Given data:
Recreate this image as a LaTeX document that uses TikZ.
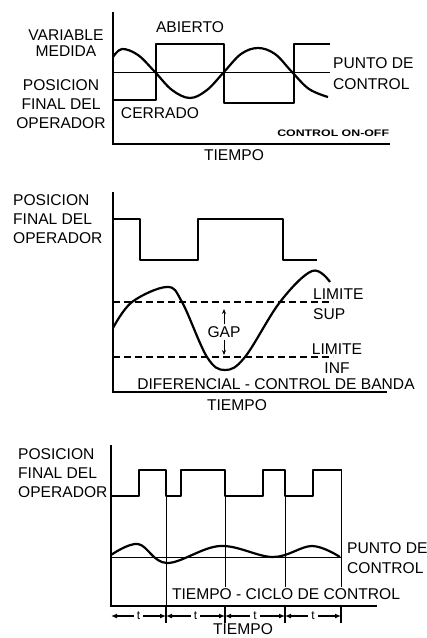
\documentclass[tikz,border=0pt]{standalone}
\usepackage{fontspec}
\setmainfont{Liberation Sans}
\usetikzlibrary{arrows.meta}
\tikzset{
  lbl/.style={inner sep=0pt, font=\fontsize{15.6}{19}\selectfont},
  axis/.style={line width=1.8pt},
  wave/.style={line width=2.2pt, line join=round},
  setline/.style={line width=1pt},
  band/.style={line width=1.6pt, dash pattern=on 7pt off 4pt},
  guide/.style={line width=0.8pt},
  tick/.style={line width=1.4pt}
}
\begin{document}
\begin{tikzpicture}[x=1pt,y=-1pt]
      \useasboundingbox (0,0) rectangle (427,638);
      \draw
        (113,12) coordinate (top1)
        (113,144) coordinate (org1)
        (390,144) coordinate (end1)
        (113,72) coordinate (spl1)
        (330,72) coordinate (spr1)
        (113,192) coordinate (top2)
        (113,392) coordinate (org2)
        (387,392) coordinate (end2)
        (113,302) coordinate (supl)
        (333,302) coordinate (supr)
        (113,357) coordinate (infl)
        (333,357) coordinate (infr)
        (224,309) coordinate (gapup)
        (224,355) coordinate (gapdn)
        (111,445) coordinate (top3)
        (111,606) coordinate (org3)
        (377,606) coordinate (end3)
        (111,557) coordinate (spl3)
        (341,557) coordinate (spr3);
      \draw
        (66,43) node[lbl, align=center, font=\fontsize{15.6}{16}\selectfont] (var){VARIABLE\\MEDIDA}
        (61,104) node[lbl, align=center] (pos1){POSICION\\FINAL DEL\\OPERADOR}
        (190,27) node[lbl] (abierto){ABIERTO}
        (160,113) node[lbl] (cerrado){CERRADO}
        (333,74) node[lbl, anchor=west, align=left, font=\fontsize{15.6}{21}\selectfont] (pc1){PUNTO DE\\CONTROL}
        (277,133) node[lbl, anchor=west, xscale=1.3, font=\fontsize{9.5}{11}\selectfont\bfseries] (onoff){CONTROL ON-OFF}
        (234,155) node[lbl] (tiempo1){TIEMPO}
        (13,219) node[lbl, anchor=west, align=left] (pos2){POSICION\\FINAL DEL\\OPERADOR}
        (313,304) node[lbl, anchor=west, align=left, font=\fontsize{15.6}{20}\selectfont] (sup){LIMITE\\SUP}
        (337,359) node[lbl, align=center, font=\fontsize{15.6}{19}\selectfont] (inf){LIMITE\\INF}
        (224,332) node[lbl, inner sep=2pt] (gap){GAP}
        (276,384) node[lbl] (dif){DIFERENCIAL - CONTROL DE BANDA}
        (237,405) node[lbl] (tiempo2){TIEMPO}
        (18,473) node[lbl, anchor=west, align=left] (pos3){POSICION\\FINAL DEL\\OPERADOR}
        (347,558) node[lbl, anchor=west, align=left, font=\fontsize{15.6}{20}\selectfont] (pc3){PUNTO DE\\CONTROL}
        (286,594) node[lbl] (ciclo){TIEMPO - CICLO DE CONTROL}
        (243,629.5) node[lbl] (tiempo3){TIEMPO};
      \draw[axis] (top1) -- (org1) -- (end1);
      \draw[axis] (top2) -- (org2) -- (end2);
      \draw[axis] (top3) -- (org3) -- (end3);
      \draw[setline] (spl1) -- (spr1);
      \draw[setline] (spl3) -- (spr3);
      \draw[band] (supl) -- (supr);
      \draw[band] (infl) -- (infr);
      \draw[wave] (113,100) -- (156,100) -- (156,44) -- (224,44) -- (224,103)
        -- (294,103) -- (294,44) -- (330,44);
      \draw[wave] plot[smooth, tension=0.6] coordinates {(113,57) (122,49) (138,55) (155,72)
        (172,90) (190,98) (207,90) (224,72) (241,54) (258,48) (275,54) (292,72) (309,89) (328,97)};
      \draw[wave] (113,219) -- (140,219) -- (140,260) -- (198,260) -- (198,219)
        -- (283,219) -- (283,260) -- (317,260);
      \draw[wave] plot[smooth, tension=0.6] coordinates {(113,328) (132,302) (167,287) (182,302)
        (207,357) (225,370) (245,357) (280,302) (312,271) (330,282)};
      \draw[wave] (111,496) -- (139,496) -- (139,470) -- (166,470) -- (166,496) -- (181,496)
        -- (181,470) -- (225,470) -- (225,496) -- (263,496) -- (263,470) -- (285,470)
        -- (285,496) -- (313,496) -- (313,470) -- (342,470);
      \draw[wave] plot[smooth, tension=0.6] coordinates {(111,555) (138,544) (167,563)
        (220,546) (273,557) (312,546) (340,557)};
      \draw
        (166,496) coordinate (g1a) (166,606) coordinate (g1b)
        (225,470) coordinate (g2a) (225,587) coordinate (g2b)
        (285,496) coordinate (g3a) (285,587) coordinate (g3b)
        (341,470) coordinate (g4a) (341,587) coordinate (g4b)
        (111,616) coordinate (k0)
        (166,616) coordinate (k1)
        (225,616) coordinate (k2)
        (285,616) coordinate (k3)
        (341,616) coordinate (k4)
        (166,605) coordinate (k1a) (166,623) coordinate (k1b)
        (225,605) coordinate (k2a) (225,623) coordinate (k2b)
        (285,605) coordinate (k3a) (285,623) coordinate (k3b)
        (341,605) coordinate (k4a) (341,623) coordinate (k4b);
      \begin{scope}[guide]
        \draw (g1a) to (g1b);
        \draw (g2a) to (g2b);
        \draw (g3a) to (g3b);
        \draw (g4a) to (g4b);
      \end{scope}
      \begin{scope}[tick]
        \draw (k1a) to (k1b);
        \draw (k2a) to (k2b);
        \draw (k3a) to (k3b);
        \draw (k4a) to (k4b);
      \end{scope}
      \begin{scope}[line width=1.3pt, {Latex[length=6pt,width=5pt]}-{Latex[length=6pt,width=5pt]}]
        \draw (k0) to node[lbl, fill=white, inner sep=3pt, font=\fontsize{12}{12}\selectfont] (t1){t} (k1);
        \draw (k1) to node[lbl, fill=white, inner sep=3pt, font=\fontsize{12}{12}\selectfont] (t2){t} (k2);
        \draw (k2) to node[lbl, fill=white, inner sep=3pt, font=\fontsize{12}{12}\selectfont] (t3){t} (k3);
        \draw (k3) to node[lbl, fill=white, inner sep=3pt, font=\fontsize{12}{12}\selectfont] (t4){t} (k4);
      \end{scope}
      \begin{scope}[line width=0.8pt, -{Stealth[length=5pt,width=4pt]}]
        \draw (gap) to (gapup);
        \draw (gap) to (gapdn);
      \end{scope}
    \end{tikzpicture}
\end{document}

Goal: Output each line exactly; omit every picture.

Worked solution:
Recreate this image as a LaTeX document that uses TikZ.
\documentclass[tikz,border=0pt]{standalone}
\usepackage{fontspec}
\setmainfont{Liberation Sans}
\usetikzlibrary{arrows.meta}
\tikzset{
  lbl/.style={inner sep=0pt, font=\fontsize{15.6}{19}\selectfont},
  axis/.style={line width=1.8pt},
  wave/.style={line width=2.2pt, line join=round},
  setline/.style={line width=1pt},
  band/.style={line width=1.6pt, dash pattern=on 7pt off 4pt},
  guide/.style={line width=0.8pt},
  tick/.style={line width=1.4pt}
}
\begin{document}
\begin{tikzpicture}[x=1pt,y=-1pt]
      \useasboundingbox (0,0) rectangle (427,638);
      \draw
        (113,12) coordinate (top1)
        (113,144) coordinate (org1)
        (390,144) coordinate (end1)
        (113,72) coordinate (spl1)
        (330,72) coordinate (spr1)
        (113,192) coordinate (top2)
        (113,392) coordinate (org2)
        (387,392) coordinate (end2)
        (113,302) coordinate (supl)
        (333,302) coordinate (supr)
        (113,357) coordinate (infl)
        (333,357) coordinate (infr)
        (224,309) coordinate (gapup)
        (224,355) coordinate (gapdn)
        (111,445) coordinate (top3)
        (111,606) coordinate (org3)
        (377,606) coordinate (end3)
        (111,557) coordinate (spl3)
        (341,557) coordinate (spr3);
      \draw
        (66,43) node[lbl, align=center, font=\fontsize{15.6}{16}\selectfont] (var){VARIABLE\\MEDIDA}
        (61,104) node[lbl, align=center] (pos1){POSICION\\FINAL DEL\\OPERADOR}
        (190,27) node[lbl] (abierto){ABIERTO}
        (160,113) node[lbl] (cerrado){CERRADO}
        (333,74) node[lbl, anchor=west, align=left, font=\fontsize{15.6}{21}\selectfont] (pc1){PUNTO DE\\CONTROL}
        (277,133) node[lbl, anchor=west, xscale=1.3, font=\fontsize{9.5}{11}\selectfont\bfseries] (onoff){CONTROL ON-OFF}
        (234,155) node[lbl] (tiempo1){TIEMPO}
        (13,219) node[lbl, anchor=west, align=left] (pos2){POSICION\\FINAL DEL\\OPERADOR}
        (313,304) node[lbl, anchor=west, align=left, font=\fontsize{15.6}{20}\selectfont] (sup){LIMITE\\SUP}
        (337,359) node[lbl, align=center, font=\fontsize{15.6}{19}\selectfont] (inf){LIMITE\\INF}
        (224,332) node[lbl, inner sep=2pt] (gap){GAP}
        (276,384) node[lbl] (dif){DIFERENCIAL - CONTROL DE BANDA}
        (237,405) node[lbl] (tiempo2){TIEMPO}
        (18,473) node[lbl, anchor=west, align=left] (pos3){POSICION\\FINAL DEL\\OPERADOR}
        (347,558) node[lbl, anchor=west, align=left, font=\fontsize{15.6}{20}\selectfont] (pc3){PUNTO DE\\CONTROL}
        (286,594) node[lbl] (ciclo){TIEMPO - CICLO DE CONTROL}
        (243,629.5) node[lbl] (tiempo3){TIEMPO};
      \draw[axis] (top1) -- (org1) -- (end1);
      \draw[axis] (top2) -- (org2) -- (end2);
      \draw[axis] (top3) -- (org3) -- (end3);
      \draw[setline] (spl1) -- (spr1);
      \draw[setline] (spl3) -- (spr3);
      \draw[band] (supl) -- (supr);
      \draw[band] (infl) -- (infr);
      \draw[wave] (113,100) -- (156,100) -- (156,44) -- (224,44) -- (224,103)
        -- (294,103) -- (294,44) -- (330,44);
      \draw[wave] plot[smooth, tension=0.6] coordinates {(113,57) (122,49) (138,55) (155,72)
        (172,90) (190,98) (207,90) (224,72) (241,54) (258,48) (275,54) (292,72) (309,89) (328,97)};
      \draw[wave] (113,219) -- (140,219) -- (140,260) -- (198,260) -- (198,219)
        -- (283,219) -- (283,260) -- (317,260);
      \draw[wave] plot[smooth, tension=0.6] coordinates {(113,328) (132,302) (167,287) (182,302)
        (207,357) (225,370) (245,357) (280,302) (312,271) (330,282)};
      \draw[wave] (111,496) -- (139,496) -- (139,470) -- (166,470) -- (166,496) -- (181,496)
        -- (181,470) -- (225,470) -- (225,496) -- (263,496) -- (263,470) -- (285,470)
        -- (285,496) -- (313,496) -- (313,470) -- (342,470);
      \draw[wave] plot[smooth, tension=0.6] coordinates {(111,555) (138,544) (167,563)
        (220,546) (273,557) (312,546) (340,557)};
      \draw
        (166,496) coordinate (g1a) (166,606) coordinate (g1b)
        (225,470) coordinate (g2a) (225,587) coordinate (g2b)
        (285,496) coordinate (g3a) (285,587) coordinate (g3b)
        (341,470) coordinate (g4a) (341,587) coordinate (g4b)
        (111,616) coordinate (k0)
        (166,616) coordinate (k1)
        (225,616) coordinate (k2)
        (285,616) coordinate (k3)
        (341,616) coordinate (k4)
        (166,605) coordinate (k1a) (166,623) coordinate (k1b)
        (225,605) coordinate (k2a) (225,623) coordinate (k2b)
        (285,605) coordinate (k3a) (285,623) coordinate (k3b)
        (341,605) coordinate (k4a) (341,623) coordinate (k4b);
      \begin{scope}[guide]
        \draw (g1a) to (g1b);
        \draw (g2a) to (g2b);
        \draw (g3a) to (g3b);
        \draw (g4a) to (g4b);
      \end{scope}
      \begin{scope}[tick]
        \draw (k1a) to (k1b);
        \draw (k2a) to (k2b);
        \draw (k3a) to (k3b);
        \draw (k4a) to (k4b);
      \end{scope}
      \begin{scope}[line width=1.3pt, {Latex[length=6pt,width=5pt]}-{Latex[length=6pt,width=5pt]}]
        \draw (k0) to node[lbl, fill=white, inner sep=3pt, font=\fontsize{12}{12}\selectfont] (t1){t} (k1);
        \draw (k1) to node[lbl, fill=white, inner sep=3pt, font=\fontsize{12}{12}\selectfont] (t2){t} (k2);
        \draw (k2) to node[lbl, fill=white, inner sep=3pt, font=\fontsize{12}{12}\selectfont] (t3){t} (k3);
        \draw (k3) to node[lbl, fill=white, inner sep=3pt, font=\fontsize{12}{12}\selectfont] (t4){t} (k4);
      \end{scope}
      \begin{scope}[line width=0.8pt, -{Stealth[length=5pt,width=4pt]}]
        \draw (gap) to (gapup);
        \draw (gap) to (gapdn);
      \end{scope}
    \end{tikzpicture}
\end{document}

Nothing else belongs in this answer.